I’d obtained Blonde on Blonde by swapping a dulcimer with Mike O’Rourke, a public servant and folksinger-songwriter who stuttered markedly unless he was singing. Mike taught me to play guitar – the first song I learned was a Dylan song - Farewell Angelina.
Here I was with two LP records, a suitcase full of clothes, a copy of James Joyce’s Ulysses, the Faber Book of Twentieth Century Verse, a Moscow Foreign Languages Publishing House pocket-sized edition of Vladimir Mayakovsky:Selected Poetry in English, a beaten-up exercise book full of poems-in-progress and a job to go to at Prince Henry Hospital out on the bleak and weather-beaten cliffs alongside Long Bay Jail at Little Bay, Sydney.
Every few days pallets of loaves of sliced bread wrapped in plain pink greaseproof paper from the jail bakery were delivered to the kitchens for the hospital staff and patients. Prisoners in green uniforms maintained the hospital grounds.
A couple of months after arriving in Sydney I turned 21. Jude, a friend from Brisbane, gave me a birthday party at her Tintern Road terrace house and a bag of yellow dexedrine pills – 1969. G-roo-vy.
That was the year I became a vegetarian. I was chewing on a piece of overcooked steak in the hospital dining room when it was suddenly so clearly dead flesh – surprised, repulsed, I renounced meat eating.
1969 was a big year –I was “discovering” my sexuality as a bisexual with the wrong girl – a kind of prefect type. And then I met Nina.
Nina looked as though she’d stepped out of an Aubrey Beardsley drawing – all pale and angular - although she’d really stepped out of a family home at suburban Peakhurst. Nina lived in the nurses’ quarters too – we spent our off-duty hours together constructing a Dada Machine from found art objects like old telephones and wall clocks.
Pam Brown and Dada Machine, 1969.
Nina and I fell in love. And we knew we were each destined for a-life-of-art.
We rented a two-room ground floor flat, with a bathroom up a flight of stairs that we shared with an argumentative Maltese couple in a large converted terrace house at 88 Gordon Street Paddington near the Oxford Street entrance to Centennial Park . On weekends I tried to be a hippie at Jumping Sunday – Johnny Allen’s big weekly Happening in Centennial Park.

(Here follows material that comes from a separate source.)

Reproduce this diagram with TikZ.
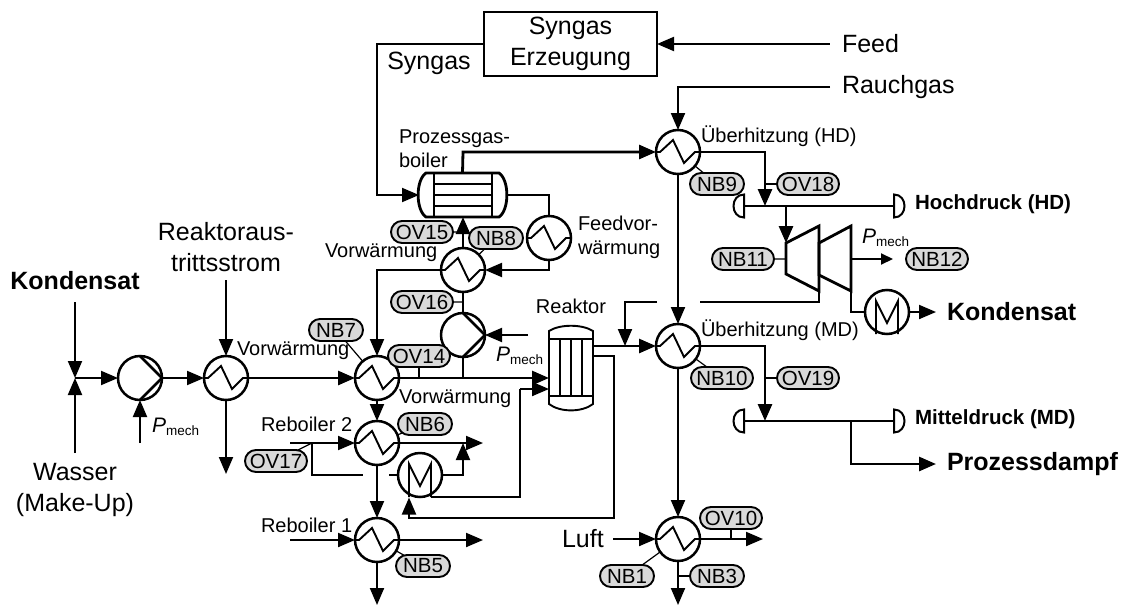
\documentclass[tikz,border=0pt]{standalone}
\usepackage{fontspec}
\setmainfont{Liberation Sans}
\usetikzlibrary{arrows.meta,shapes.misc}
\definecolor{pillgray}{RGB}{217,217,217}
\newcommand{\Pmech}{{\fontsize{21}{24}\selectfont\itshape P}\raisebox{-3.5pt}{\fontsize{13.5}{16}\selectfont mech}}
\tikzset{
  thinl/.style={line width=2pt},
  thickl/.style={line width=2.8pt},
  symline/.style={line width=1.9pt,line join=miter},
  hxc/.style={circle,draw,line width=2.5pt,minimum size=44pt,inner sep=0pt,outer sep=0pt},
  pill/.style={rounded rectangle,draw,fill=pillgray,line width=1.9pt,minimum height=22pt,inner sep=0pt,outer sep=0pt,font=\fontsize{20.5}{24}\selectfont},
  pillb/.style={pill,minimum width=54pt},
  pilla/.style={pill,minimum width=62pt},
  tickl/.style={line width=1.2pt},
  lab/.style={inner sep=0pt,outer sep=0pt,font=\fontsize{20}{24}\selectfont},
  labbig/.style={inner sep=0pt,outer sep=0pt,font=\fontsize{25}{31}\selectfont},
  labbold/.style={inner sep=0pt,outer sep=0pt,font=\fontsize{25}{31}\selectfont\bfseries},
  labhead/.style={inner sep=0pt,outer sep=0pt,font=\fontsize{20.5}{24}\selectfont\bfseries},
  anch/.style={inner sep=0pt,outer sep=0pt,rectangle},
  >={Triangle[length=17pt,width=14pt]}
}
\newcommand{\hxzig}[1]{\draw[symline,shift={(#1.center)}] (-22,0)--(-18,0)--(-5,-12)--(6,11)--(17,0)--(22,0);}
\newcommand{\pumpsym}[1]{\draw[thickl,shift={(#1.center)}] (0,-22)--(22,0)--(0,22);}
\newcommand{\msym}[1]{\draw[symline,shift={(#1.center)}] (-11,22)--(-11,-11)--(0,11)--(11,-11)--(11,22);}
\begin{document}
\begin{tikzpicture}[x=1pt,y=-1pt]
\useasboundingbox (0,0) rectangle (1126,605);
% equipment
\node[hxc] (hxa) at (226,378) {};
\node[hxc] (pa) at (140,378) {};
\node[hxc] (hxb) at (377,378) {};
\node[hxc] (pb) at (463,335) {};
\node[hxc] (hxc1) at (463,270) {};
\node[hxc] (hxf) at (549,238) {};
\node[hxc] (hxhd) at (678,152) {};
\node[hxc] (hxmd) at (678,346) {};
\node[hxc] (hxl) at (678,539) {};
\node[hxc] (rb2) at (377,443) {};
\node[hxc] (rb1) at (377,540) {};
\node[hxc] (ma) at (420,475) {};
\node[hxc] (mb) at (887,312) {};
\foreach \n in {hxa,hxb,hxc1,hxf,hxhd,hxmd,hxl,rb2,rb1}{\hxzig{\n}}
\pumpsym{pa}\pumpsym{pb}
\msym{ma}\msym{mb}
% boiler
\node[anch,minimum width=87pt,minimum height=44pt] (boil) at (462.5,195) {};
\draw[thickl] (426,173) .. controls (415.5,180) and (415.5,210) .. (426,217) -- (499,217) .. controls (509.5,210) and (509.5,180) .. (499,173) -- cycle;
\draw[thickl] (434,173)--(434,217) (492,173)--(492,217);
\draw[symline] (434,184)--(492,184) (434,195)--(492,195) (434,206)--(492,206);
% reactor
\node[anch,minimum width=44pt,minimum height=86pt] (reak) at (571,368) {};
\draw[symline] (549,331) .. controls (560,324) and (582,324) .. (593,331) -- (593,404) .. controls (582,412.5) and (560,412.5) .. (549,404) -- cycle;
\draw[symline] (549,339)--(593,339) (549,396)--(593,396) (560,339)--(560,396) (571,339)--(571,396) (582,339)--(582,396);
% turbine
\coordinate (ta) at (786,243); \coordinate (tl) at (786,259); \coordinate (tb) at (819,291); \coordinate (tc) at (851,291); \coordinate (tr) at (851,259);
\draw[thickl,line join=miter] (786,243)--(819,226)--(819,291)--(786,274)--cycle;
\draw[thickl,line join=miter] (819,243)--(851,226)--(851,291)--(819,275)--cycle;
% headers
\coordinate (hdl) at (744,206); \coordinate (hdr) at (894,206); \coordinate (mdl) at (744,421); \coordinate (mdr) at (894,421);
\foreach \c/\s in {hdl/-1,hdr/1,mdl/-1,mdr/1}{
  \draw[thinl,shift={(\c)}] (0,-11.5) .. controls (\s*14,-11.5) and (\s*14,11.5) .. (0,11.5) -- cycle;
}
\draw[thickl] (hdl)--(hdr);
\draw[thickl] (mdl)--(mdr);
% box
\node[draw,thinl,minimum width=173pt,minimum height=64pt,inner sep=0pt,outer sep=0pt,align=center,labbig] (syn) at (570.5,44) {Syngas\\Erzeugung};
% free ends
\coordinate (feedE) at (830,44);
\coordinate (rauchE) at (830,87);
\coordinate (konE) at (75,302);
\coordinate (wasE) at (75,453);
\coordinate (jn) at (75,378);
\coordinate (ptop) at (226,280);
\coordinate (aout) at (226,474);
\coordinate (pmA) at (140,443);
\coordinate (pmB) at (528,335);
\coordinate (r2in) at (290,443);
\coordinate (r1in) at (290,540);
\coordinate (r2out) at (483,443);
\coordinate (r1out) at (483,540);
\coordinate (r1bot) at (377,605);
\coordinate (lbot) at (678,605);
\coordinate (lin) at (613,539);
\coordinate (lout) at (763,539);
\coordinate (prozE) at (936,464);
\coordinate (konOut) at (936,312);
\coordinate (pmOut) at (893,259);
\coordinate (rin2) at (549,389);
\coordinate (rin1) at (549,378);
\coordinate (rout1) at (593,346);
\coordinate (rout2) at (593,356);
% connectors
\draw[thinl,<-] (syn.east)--(feedE);
\draw[thinl,->] (syn.west)--(377,44)--(377,195)--(boil.west);
\draw[thinl,->] (rauchE)--(678,87)--(hxhd.north);
\draw[thickl,->] (boil.north)--(463,152)--(hxhd.west);
\draw[thinl] (boil.east)--(549,195)--(hxf.north);
\draw[thinl,->] (hxf.south)--(549,270)--(hxc1.east);
\draw[thinl,->] (hxc1.west)--(377,270)--(hxb.north);
\draw[thickl,->] (hxc1.north)--(463,217);
\draw[thinl] (hxc1.south)--(pb.north);
\draw[thinl] (pb.south)--(463,378);
\draw[thinl,->] (pmB)--(pb.east);
\draw[thickl,->] (hxb.east)--(rin1);
\draw[thinl,->] (konE)--(jn);
\draw[thinl,->] (wasE)--(jn);
\draw[thinl,->] (jn)--(pa.west);
\draw[thinl,->] (pa.east)--(hxa.west);
\draw[thickl,->] (hxa.east)--(hxb.west);
\draw[thinl,->] (ptop)--(hxa.north);
\draw[thinl,->] (hxa.south)--(aout);
\draw[thinl,->] (pmA)--(pa.south);
\draw[thinl,->] (hxb.south)--(rb2.north);
\draw[thinl,->] (rb2.south)--(rb1.north);
\draw[thinl,->] (rb1.south)--(r1bot);
\draw[thinl,->] (r2in)--(rb2.west);
\draw[thinl,->] (r1in)--(rb1.west);
\draw[thinl,->] (rb2.east)--(r2out);
\draw[thinl,->] (rb1.east)--(r1out);
\draw[thinl] (312,443)--(312,475)--(363,475);
\draw[thinl] (389,475)--(ma.west);
\draw[thinl,->] (ma.east)--(463,475)--(463,443);
\draw[thinl] (431,497)--(520,497)--(520,389);
\draw[thinl,->] (520,389)--(rin2);
\draw[thinl,->] (rout2)--(614,356)--(614,518)--(409,518)--(409,497.5);
\draw[thickl,->] (rout1)--(hxmd.west);
\draw[thinl,->] (657,302)--(625,302)--(625,346);
\draw[thinl] (700,302)--(819,302)--(tb);
\draw[thinl,->] (hxhd.south)--(hxmd.north);
\draw[thinl,->] (hxmd.south)--(hxl.north);
\draw[thinl,->] (hxl.south)--(lbot);
\draw[thinl,->] (lin)--(hxl.west);
\draw[thinl,->] (hxl.east)--(lout);
\draw[thickl,->] (hxhd.east)--(765,152)--(765,206);
\draw[thickl,->] (hxmd.east)--(765,346)--(765,421);
\draw[thickl,->] (786,206)--(ta);
\draw[thickl] (tc)--(851,312)--(mb.west);
\draw[thinl,->] (mb.east)--(konOut);
\draw[thickl,->] (851,421)--(851,464)--(prozE);
\draw[thinl,-{Triangle[length=12pt,width=11pt]}] (tr)--(pmOut);
% pills
\node[pillb] (nb9) at (717,184) {NB9};
\node[pilla] (ov18) at (808,184) {OV18};
\node[pilla] (nb11) at (743,259) {NB11};
\node[pilla] (nb12) at (937,259) {NB12};
\node[pilla] (nb10) at (722,378) {NB10};
\node[pilla] (ov19) at (808,378) {OV19};
\node[pilla] (ov10) at (731,518) {OV10};
\node[pillb] (nb3) at (717,576) {NB3};
\node[pillb] (nb1) at (627,576) {NB1};
\node[pilla] (ov15) at (422,232) {OV15};
\node[pillb] (nb8) at (496,238) {NB8};
\node[pilla] (ov16) at (422,302) {OV16};
\node[pillb] (nb7) at (336,330) {NB7};
\node[pilla] (ov14) at (419,356) {OV14};
\node[pillb] (nb6) at (425,424) {NB6};
\node[pilla] (ov17) at (276,461) {OV17};
\node[pillb] (nb5) at (423,566) {NB5};
\coordinate (tov18) at (765,184); \coordinate (tov19) at (765,378);
\coordinate (tov10) at (731,539); \coordinate (tnb3) at (678,576);
\coordinate (tov15) at (463,232); \coordinate (tov16) at (463,302);
\coordinate (tov14) at (419,378); \coordinate (tov17) at (312,443);
\draw[tickl] (nb9)--(hxhd);
\draw[tickl] (ov18)--(tov18);
\draw[tickl] (nb11)--(tl);
\draw[tickl] (nb10)--(hxmd);
\draw[tickl] (ov19)--(tov19);
\draw[tickl] (ov10)--(tov10);
\draw[tickl] (nb3)--(tnb3);
\draw[tickl] (nb1)--(hxl);
\draw[tickl] (ov15)--(tov15);
\draw[tickl] (nb8)--(hxc1);
\draw[tickl] (ov16)--(tov16);
\draw[tickl] (nb7)--(hxb);
\draw[tickl] (ov14)--(tov14);
\draw[tickl] (nb6)--(rb2);
\draw[tickl] (ov17)--(tov17);
\draw[tickl] (nb5)--(rb1);
% labels
\node[labbig,anchor=center] (l1) at (429,63) {Syngas};
\node[labbig,anchor=west] (l2) at (842,44) {Feed};
\node[labbig,anchor=west] (l3) at (842,87) {Rauchgas};
\node[labbig,anchor=west] (l4) at (562,539) {Luft};
\node[labbig,align=center] (l5) at (226,247) {Reaktoraus-\\trittsstrom};
\node[labbig,align=center] (l6) at (75,490) {Wasser\\(Make-Up)};
\node[labbold] (l7) at (75,281) {Kondensat};
\node[labbold,anchor=west] (l8) at (947,312) {Kondensat};
\node[labbold,anchor=west] (l9) at (947,464) {Prozessdampf};
\node[labhead,anchor=west] (l10) at (915,204) {Hochdruck (HD)};
\node[labhead,anchor=west] (l11) at (915,419) {Mitteldruck (MD)};
\node[lab,align=left,anchor=west] (l12) at (399,149) {Prozessgas-\\boiler};
\node[lab,align=left,anchor=west] (l13) at (578,237) {Feedvor-\\wärmung};
\node[lab,anchor=west] (l14) at (325,253) {Vorwärmung};
\node[lab,anchor=west] (l15) at (237,351) {Vorwärmung};
\node[lab,anchor=west] (l16) at (399,399) {Vorwärmung};
\node[lab] (l17) at (571,306) {Reaktor};
\node[lab,anchor=west] (l18) at (261,424) {Reboiler 2};
\node[lab,anchor=west] (l19) at (261,525) {Reboiler 1};
\node[lab,anchor=west] (l20) at (701,136) {Überhitzung (HD)};
\node[lab,anchor=west] (l21) at (701,330) {Überhitzung (MD)};
\node[lab,anchor=west] (l22) at (152,427) {\Pmech};
\node[lab,anchor=west] (l23) at (496,356) {\Pmech};
\node[lab,anchor=west] (l24) at (862,238) {\Pmech};
\end{tikzpicture}
\end{document}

Marijuana and speed were the dietary supplements of choice for most young people at that time. I tried mescalin with a long-haired blonde Yippie in a grey U.S. confederate army coat. At night he used to paint grey metal playgrounds with bright colours (this was a new idea then - now, coloured swings and slippery slides are the norm).
And, of course, zillions of other things occurred in between these paragraphs, as things might in optimistic times.
Nina and I bought little red Suzuki A70 motorbikes and, for the New Year holiday, on these fragile locusts of machines, we rode all the way from Sydney, down six hundred kilometres of the Hume Highway, to Melbourne to welcome 1970.
Pam Brown and the A70 Suzuki. Paddington 1969.